In response to an email from The Observer requesting an interview, Paradis wrote in a Feb. 26 email that over the years CWU has “strategically implemented plans that promote a culture of philanthropy.”

According to Paradis’ email, the university has begun “developing a new comprehensive, university-wide plan to guide Central’s strategic decisions while remaining true to our core values.”

Paradis wrote in his email that the four pillars of the plan are “access, opportunity and engagement,” “transformational teaching and learning,” “sustainable support and growth” and “inclusiveness and diversity.”

“I welcome the opportunity to continue a dialogue focused on a major comprehensive capital campaign and the culture of philanthropy at CWU,” Paradis wrote in the email. “These efforts will be critical to Central Washington University’s ability to continue to provide exceptional student experiences and be a destination institution for students, faculty and staff.”

Several emails and documents provided to The Observer by an anonymous source partially show the planning and implementation of Choose Where Change Happens.

On Jan. 28, Hernandez instructed each department in CAH to tell Katharine Reed, the senior director of development, what the funds would be used for by Jan. 29. A department is eligible to win both prizes, which means one department could win a total of $7,500 through the fundraiser.

According to a Feb. 8 email, among items the prize could go towards are:

  • A 3D printer and a computer for the Art and Design department.
  • A scholarship to study abroad in the history department.
  • The purchase and installation of a flat-screen TV in the middle of Lind Hall and modular furniture for the TV studio “that can double as a training set for the center of excellence in public speaking we would like to set up” for the communication department.
  • Video, recording and streaming equipment for the concert and recital hall in the music department.

Hernandez wrote in the Jan. 28 email the funding for the prizes will come from the dean’s unrestricted funds, and that they would begin “ramping up messaging” on Feb. 1. The Dean’s office is not eligible to receive the prize money, according to the Jan. 28 email.

“I’ll be excited to see what your fundraising dollars will support!” Hernandez wrote in the email.

In an email to staff and faculty announcing the rollout on Feb. 16, Hernandez attached documents that laid out the “ground rules” for the campaign, the goals for each department and a step-by-step guide to making deductions from their paychecks on MyCWU for donations.

“The Campaign is just one of the myriad ways we can positively impact our students and the community,” Hernandez wrote in the email. “As always, thank you for all that you do to meet the diverse needs of our College’s students!”

On Feb. 24, Katharine Reed sent an email to the CAH department chairs that read that they are “in the home stretch” and thanked them “for all of the encouragement you have given your faculty and staff to participate in this campaign.” Reed wrote that she added a column to a campaign stats Excel spreadsheet with how many staff and faculty members have yet to donate.

The column is titled “lapsed donors” which are defined in the spreadsheet as “faculty and staff who have given before but not in FY21.” According to the spreadsheet, as of Feb. 22, there are 43 lapsed donors in CAH.
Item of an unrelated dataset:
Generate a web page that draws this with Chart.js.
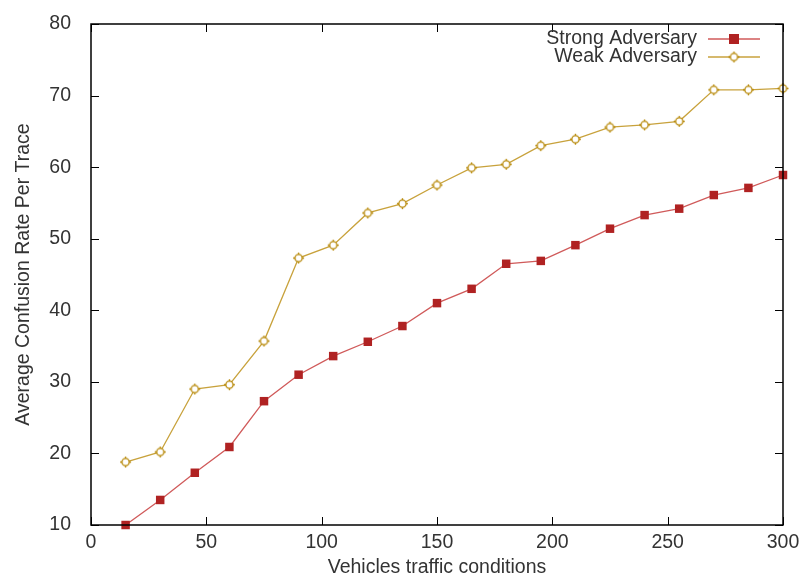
<!DOCTYPE html>
<html>
<head>
<meta charset="utf-8">
<script src="https://cdn.jsdelivr.net/npm/chart.js@4"></script>
<style>
  html, body { margin: 0; padding: 0; background: #fff; }
  #wrap { width: 801px; height: 578px; }
</style>
</head>
<body>
<div id="wrap"><canvas id="chart" width="801" height="578"></canvas></div>
<script>
const traffic = [15, 30, 45, 60, 75, 90, 105, 120, 135, 150, 165, 180, 195, 210, 225, 240, 255, 270, 285, 300];
const strongAdversary = [10, 13.5, 17.3, 20.9, 27.3, 31.0, 33.6, 35.6, 37.8, 41.0, 43.0, 46.5, 46.9, 49.1, 51.4, 53.3, 54.2, 56.1, 57.1, 58.9];
const weakAdversary = [18.8, 20.2, 29.0, 29.6, 35.7, 47.3, 49.1, 53.6, 54.9, 57.5, 59.9, 60.4, 63.0, 63.9, 65.6, 65.9, 66.4, 70.8, 70.8, 71.0];
const xTicks = [0, 50, 100, 150, 200, 250, 300];
const yTicks = [10, 20, 30, 40, 50, 60, 70, 80];

const fontFamily = '"Liberation Sans", Arial, sans-serif';
const textColor = '#333333';

// gnuplot-like open circle with short tick marks
function circlePlus(color) {
    const c = document.createElement('canvas');
    c.width = 13; c.height = 13;
    const g = c.getContext('2d');
    g.strokeStyle = color;
    g.fillStyle = '#fff';
    g.lineWidth = 1.3;
    g.beginPath();
    g.arc(6.5, 6.5, 3.6, 0, Math.PI * 2);
    g.fill();
    g.stroke();
    g.beginPath();
    g.moveTo(6.5, 1); g.lineTo(6.5, 3);
    g.moveTo(6.5, 10); g.lineTo(6.5, 12);
    g.moveTo(1, 6.5); g.lineTo(3, 6.5);
    g.moveTo(10, 6.5); g.lineTo(12, 6.5);
    g.stroke();
    return c;
}
const weakMarker = circlePlus('#b88a0c');

const series = [
    { label: 'Strong Adversary', data: strongAdversary, line: '#d05a5a', mark: '#b02222', style: 'rect', radius: 6 },
    { label: 'Weak Adversary', data: weakAdversary, line: '#c8a23c', mark: '#b88a0c', style: weakMarker, radius: 6 }
];

// frame, inward ticks on all sides, legend
const framePlugin = {
    id: 'frame',
    afterDraw(chart) {
        const { ctx, chartArea: a, scales } = chart;
        ctx.save();
        ctx.strokeStyle = '#000';
        ctx.lineWidth = 1.5;
        ctx.strokeRect(a.left, a.top, a.right - a.left, a.bottom - a.top);
        ctx.lineWidth = 1;
        const len = 8;
        ctx.beginPath();
        xTicks.forEach((v) => {
            const x = Math.round(scales.x.getPixelForValue(v)) + 0.5;
            ctx.moveTo(x, a.bottom); ctx.lineTo(x, a.bottom - len);
            ctx.moveTo(x, a.top); ctx.lineTo(x, a.top + len);
        });
        yTicks.forEach((v) => {
            const y = Math.round(scales.y.getPixelForValue(v)) + 0.5;
            ctx.moveTo(a.left, y); ctx.lineTo(a.left + len, y);
            ctx.moveTo(a.right, y); ctx.lineTo(a.right - len, y);
        });
        ctx.stroke();

        // legend
        ctx.font = '19.5px ' + fontFamily;
        ctx.textAlign = 'right';
        ctx.textBaseline = 'middle';
        series.forEach((s, i) => {
            const y = a.top + 15 + i * 18;
            ctx.fillStyle = textColor;
            ctx.fillText(s.label, a.right - 86, y);
            ctx.strokeStyle = s.line;
            ctx.lineWidth = 1.3;
            ctx.beginPath();
            ctx.moveTo(a.right - 75, y); ctx.lineTo(a.right - 23, y);
            ctx.stroke();
            if (s.style === 'rect') {
                ctx.fillStyle = s.mark;
                ctx.fillRect(a.right - 54, y - 5, 10, 10);
            } else {
                ctx.drawImage(s.style, a.right - 55.5, y - 6.5);
            }
        });
        ctx.restore();
    }
};

new Chart(document.getElementById('chart').getContext('2d'), {
    type: 'line',
    data: {
        labels: traffic,
        datasets: series.map((s) => ({
            label: s.label,
            data: s.data.map((v, i) => ({ x: traffic[i], y: v })),
            borderColor: s.line,
            borderWidth: 1.3,
            pointStyle: s.style,
            pointRadius: s.radius,
            pointBackgroundColor: s.mark,
            pointBorderColor: s.mark,
            pointBorderWidth: 0,
            tension: 0,
            fill: false,
            clip: false
        }))
    },
    options: {
        responsive: false,
        animation: false,
        layout: { padding: { top: 24, right: 18, left: 0, bottom: 0 } },
        plugins: { legend: { display: false }, tooltip: { enabled: false } },
        scales: {
            x: {
                type: 'linear',
                min: 0,
                max: 300,
                afterBuildTicks: (scale) => { scale.ticks = xTicks.map((v) => ({ value: v })); },
                afterFit: (scale) => { scale.height = 53; },
                grid: { display: false },
                border: { display: false },
                ticks: { color: textColor, font: { size: 19.5, family: fontFamily }, padding: -2, maxRotation: 0 },
                title: { display: true, text: 'Vehicles traffic conditions', color: textColor, font: { size: 19.5, family: fontFamily }, padding: { top: 0, bottom: -1 } }
            },
            y: {
                min: 10,
                max: 80,
                afterBuildTicks: (scale) => { scale.ticks = yTicks.map((v) => ({ value: v })); },
                afterFit: (scale) => { scale.width = 91; },
                grid: { display: false },
                border: { display: false },
                ticks: { color: textColor, font: { size: 19.5, family: fontFamily }, padding: 12 },
                title: { display: true, text: 'Average Confusion Rate Per Trace', color: textColor, font: { size: 19.5, family: fontFamily }, padding: { top: 12, bottom: 4 } }
            }
        }
    },
    plugins: [framePlugin]
});
</script>
</body>
</html>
“I wanted to let you know how many donors you have in your department who have given in the past but are not yet giving this year,” Reed wrote in the email. “Please encourage them to renew their support and Choose Where Change Happens! Wishing you success, Katharine.”

In the spreadsheet, donors are not personally identified.

Reed did not respond to a request from The Observer for an interview.

On Feb. 25, Hernandez sent The Observer an email in response to a request for an interview in which she wrote that the campaign has “tripled participation in faculty and staff giving, and our goal was to double it,” while declining further comment for this story.

On Feb. 26, Hernandez declined an additional request from The Observer for an interview.